AVS 50th International Symposium
    Biomaterial Interfaces Wednesday Sessions
       Session BI-WeP

Paper BI-WeP9
Multilayers of Functionalized Liposomes for Improved SPR Analysis of Transmembrane Proteins

Wednesday, November 5, 2003, 11:00 am, Room Hall A-C

Session: Poster Session
Presenter: A. Granéli, Chalmers University of Technology, Sweden
Authors: A. Granéli, Chalmers University of Technology, Sweden
F. Höök, Chalmers University of Technology, Sweden
Correspondent: Click to Email
The cell membrane consists of a large fraction of transmembrane proteins, which mediates and performs a large number of reactions taking place in the cell membrane or at the cell membrane surface.

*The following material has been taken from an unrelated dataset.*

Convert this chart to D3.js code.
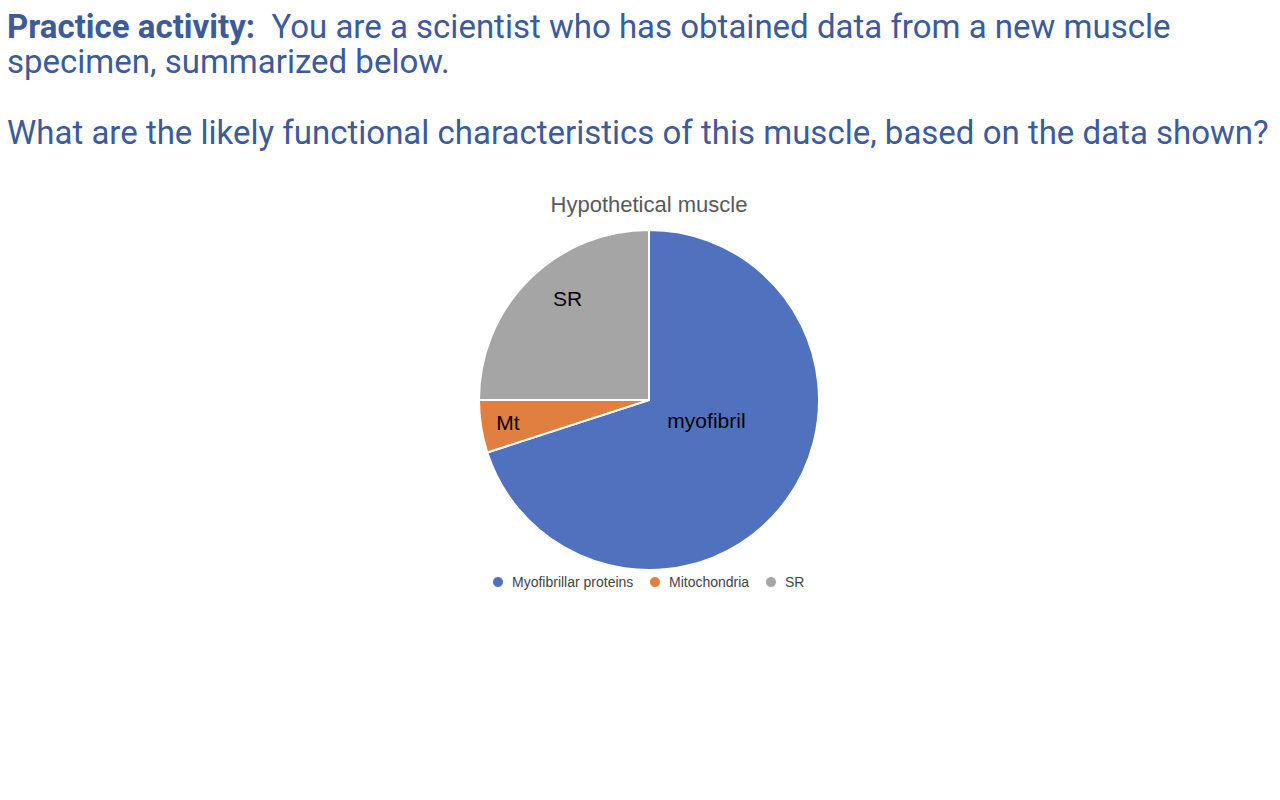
<!DOCTYPE html>
<html>
<head>
<meta charset="utf-8">
<script src="https://cdn.jsdelivr.net/npm/d3@7"></script>
<style>
  body { margin: 0; background: #fff; }
  .headline { font-family: Roboto, sans-serif; fill: #3d5a99; font-size: 33px; }
</style>
</head>
<body>
<svg id="pie" width="1280" height="800"></svg>
<script>
// Data
const categories = ["Myofibrillar proteins", "Mitochondria", "SR"];
const sliceLabels = ["myofibril", "Mt", "SR"];
const values = [70, 5, 25];
const colors = ["#4f71be", "#e07f3f", "#a5a5a5"];
// where the label sits: fraction of radius, fraction along the slice angle
const labelRadius = [0.36, 0.84, 0.765];
const labelAngle = [0.437, 0.5, 0.57];

const svg = d3.select("#pie");

// Headline text
const head = svg.append("text").attr("class", "headline");
head.append("tspan").attr("x", 7).attr("y", 38)
  .attr("font-weight", "bold").text("Practice activity:");
head.append("tspan").text("\u00a0 You are a scientist who has obtained data from a new muscle");
svg.append("text").attr("class", "headline").attr("x", 7).attr("y", 73)
  .text("specimen, summarized below.");
svg.append("text").attr("class", "headline").attr("x", 7).attr("y", 144)
  .text("What are the likely functional characteristics of this muscle, based on the data shown?");

// Pie
const cx = 649, cy = 400, radius = 170;
const g = svg.append("g").attr("transform", `translate(${cx},${cy})`);

const pie = d3.pie().sort(null).value((d) => d);
const arcs = pie(values);
const arc = d3.arc().innerRadius(0).outerRadius(radius);

g.selectAll("path")
  .data(arcs)
  .enter()
  .append("path")
  .attr("d", arc)
  .attr("fill", (d, i) => colors[i])
  .attr("stroke", "#fff")
  .attr("stroke-width", 2);

g.selectAll("text.slice")
  .data(arcs)
  .enter()
  .append("text")
  .attr("class", "slice")
  .attr("transform", (d, i) => {
    const r = radius * labelRadius[i];
    const a = d.startAngle + (d.endAngle - d.startAngle) * labelAngle[i];
    return `translate(${r * Math.sin(a)},${-r * Math.cos(a)})`;
  })
  .attr("text-anchor", "middle")
  .attr("dy", "0.35em")
  .attr("font-family", "Liberation Sans, Arial, sans-serif")
  .attr("font-size", 21)
  .attr("fill", "#000")
  .text((d, i) => sliceLabels[i]);

// Title
svg.append("text")
  .attr("x", cx)
  .attr("y", 212)
  .attr("text-anchor", "middle")
  .attr("font-family", "Liberation Sans, Arial, sans-serif")
  .attr("font-size", 22)
  .attr("fill", "#595959")
  .text("Hypothetical muscle");

// Legend
const legendX = [498, 655, 771];
const legend = svg.append("g").attr("transform", "translate(0,582)");
const items = legend.selectAll("g")
  .data(categories)
  .enter()
  .append("g")
  .attr("transform", (d, i) => `translate(${legendX[i]},0)`);
items.append("circle")
  .attr("r", 5.5)
  .attr("fill", (d, i) => colors[i])
  .attr("stroke", "#fff")
  .attr("stroke-width", 1);
items.append("text")
  .attr("x", 14)
  .attr("dy", "0.35em")
  .attr("font-family", "Liberation Sans, Arial, sans-serif")
  .attr("font-size", 14)
  .attr("fill", "#444")
  .text((d) => d);
</script>
</body>
</html>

All transmembrane proteins consist of a hydrophobic part that transverse the bilayer, which make most of them insoluble in water and therefore difficult to study. Accordingly, functional studies of individual transmembrane proteins generally require dissolving or reconstituting procedures, such as the use of detergents or incorporation in lipid assemblies such as proteoliposomes. In biosensing applications, including drug screening and medical diagnostics, as well as for fundamental studies of transmembrane proteins, surface-based techniques have turned out to be important analytical tools. Application of such techniques require that the proteins are immobilized on a solid surface, which often tends to have a negative influence on the protein activity. The necessity of having the transmembrane proteins residing in lipid membranes complicates immobilization of sufficient amounts of protein. To allow the use of surface analytical tools for studies of transmembrane proteins, protocols that enhance the amount of immobilized protein, thus the signal, are required. For that purpose, we have developed a strategy where multilayers of proteoliposomes are immobilized on Au or SiO@sub 2@ surfaces, proven versatile for studies of ligand-interaction kinetics using the quartz crystal microbalance with dissipation monitoring (QCM-D) and surface plasmon resonance (SPR) techniques. This was achieved by utilizing a DNA-modified surface, to which proteoliposomes modified with complementary DNA was immobilized; a process that was possible to repeat up to at least 6 layers, thus allowing the use of the full sensing depth of QCM-D and SPR. Signal-amplification using the liposome multilayer approach was proven via dissociation or binding from/to the transmembrane protein transhydrogenase.